An ammeter is connected in series to a battery of voltage V_b and a resistor of unknown resistance R_u The ammeter reads a current I_0. Next, a resistor of unknown resistance R_r is connected in series to the ammeter, and the ammeter's reading drops to I_1. Finally, a second resistor, also of resistance R_r, is connected in series as well. Now the ammeter reads I_2.

Question

An ammeter is connected in series to a battery of voltage V_b and a resistor of unknown resistance R_u   The ammeter reads a current I_0. Next, a resistor of unknown resistance R_r is connected in series to the ammeter, and the ammeter's reading drops to I_1. Finally, a second resistor, also of resistance R_r, is connected in series as well. Now the ammeter reads I_2.

If I_1/I_0= 4/5, find I_2/I_0.

express numerically. I hate when they ask us this stuff without numbers. I could do it if I had the resistances.
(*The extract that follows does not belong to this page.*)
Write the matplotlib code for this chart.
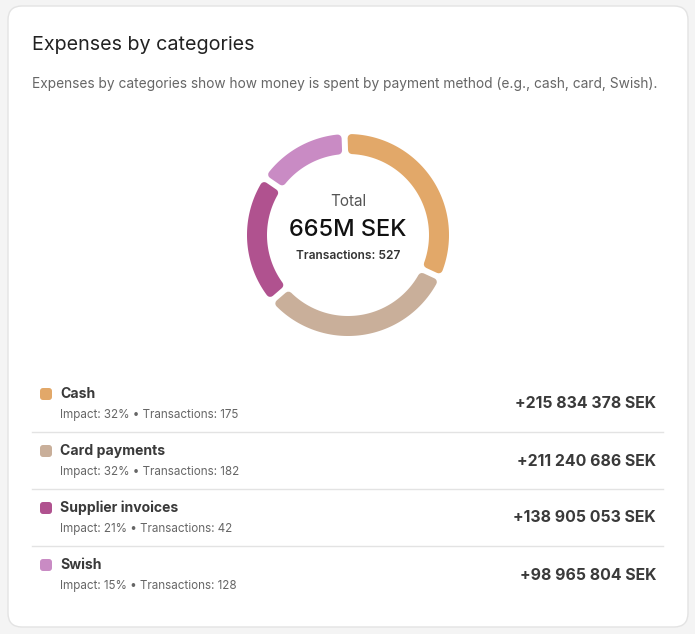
import numpy as np
import matplotlib.pyplot as plt
from matplotlib.patches import FancyBboxPatch, Polygon

plt.rcParams['font.family'] = ['Inter', 'DejaVu Sans']

categories = ["Cash", "Card payments", "Supplier invoices", "Swish"]
amounts = [215834378, 211240686, 138905053, 98965804]
impact = [32, 32, 21, 15]
transactions = [175, 182, 42, 128]
colors = ["#E2A869", "#C9AF9A", "#B0528F", "#C98BC4"]
total_label = "665M SEK"
total_tx = 527

W, H = 695, 634
fig = plt.figure(figsize=(W / 100, H / 100), dpi=100, facecolor="#f4f4f4")
ax = fig.add_axes([0, 0, 1, 1])
ax.set_xlim(0, W)
ax.set_ylim(H, 0)
ax.axis("off")

px = 72 / 100  # points per pixel

# card
ax.add_patch(FancyBboxPatch((8, 6), 680, 621, boxstyle="round,pad=0,rounding_size=14",
                            fc="white", ec="#e3e3e3", lw=1))

ax.text(32, 45, "Expenses by categories", fontsize=14.2, color="#222222", va="center")
ax.text(32, 84, "Expenses by categories show how money is spent by payment method (e.g., cash, card, Swish).",
        fontsize=9.9, color="#666666", va="center")

# donut
cx, cy = 348, 235
r_out, r_in = 101, 81
rc = 4      # corner radius
gap = 6     # visible gap in px
start = 92.0
fr = np.array(amounts) / sum(amounts)
a = start
for f, c in zip(fr, colors):
    a0 = np.radians(a)
    a1 = np.radians(a - f * 360)
    d = gap / 2 + rc
    ro, ri = r_out - rc, r_in + rc
    t_o = np.linspace(a0 - np.arcsin(d / ro), a1 + np.arcsin(d / ro), 80)
    t_i = np.linspace(a1 + np.arcsin(d / ri), a0 - np.arcsin(d / ri), 80)
    xs = np.concatenate([cx + ro * np.cos(t_o), cx + ri * np.cos(t_i)])
    ys = np.concatenate([cy - ro * np.sin(t_o), cy - ri * np.sin(t_i)])
    ax.add_patch(Polygon(np.column_stack([xs, ys]), closed=True, fc=c, ec=c,
                         lw=2 * rc * px, joinstyle="round"))
    a -= f * 360

ax.text(cx, 201, "Total", fontsize=11, color="#555555", ha="center", va="center")
ax.text(cx, 230, total_label, fontsize=17, color="#111111", fontweight="medium",
        ha="center", va="center")
ax.text(cx, 256, f"Transactions: {total_tx}", fontsize=8.6, color="#333333",
        fontweight="semibold", ha="center", va="center")

# rows
for i, (name, amt, imp, tx, c) in enumerate(zip(categories, amounts, impact, transactions, colors)):
    y = 394 + 57 * i
    ax.add_patch(FancyBboxPatch((40, y - 6), 12, 12, boxstyle="round,pad=0,rounding_size=3",
                                fc=c, ec="none"))
    ax.text(60, y, name, fontsize=10.1, fontweight="bold", color="#3a3a3a", va="center")
    ax.text(60, y + 21, f"Impact: {imp}% \u2022 Transactions: {tx}", fontsize=8.4,
            color="#666666", va="center")
    amt_s = f"+{amt:,}".replace(",", " ") + " SEK"
    ax.text(656, y + 10, amt_s, fontsize=11.4, fontweight="bold", color="#3a3a3a",
            ha="right", va="center")
    if i < len(categories) - 1:
        ax.plot([32, 663], [y + 38, y + 38], color="#e3e3e3", lw=1)

fig.savefig("out.png", dpi=100, facecolor=fig.get_facecolor())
bobpursley · Accepted Answer

Its not so difficult...

Io=Vb/Ru I1=Vb/(Ru+Rr)

so IoRu=I1(Ru+Rr)

then 4/5=Ru/(Ru+Rr) or solving...
Ru=4Rr. or Rr=1/4 Ru. If you add a second Ru, then Rtotal=Ru+ .5Ru or 3/2 Ru

I2/Io= Ru/(1.5Ru)= 2/3

check my thinking

Spencer · Answer

wow your right i feel stupid. i thought the other resistor added was different. now it makes sense thanks.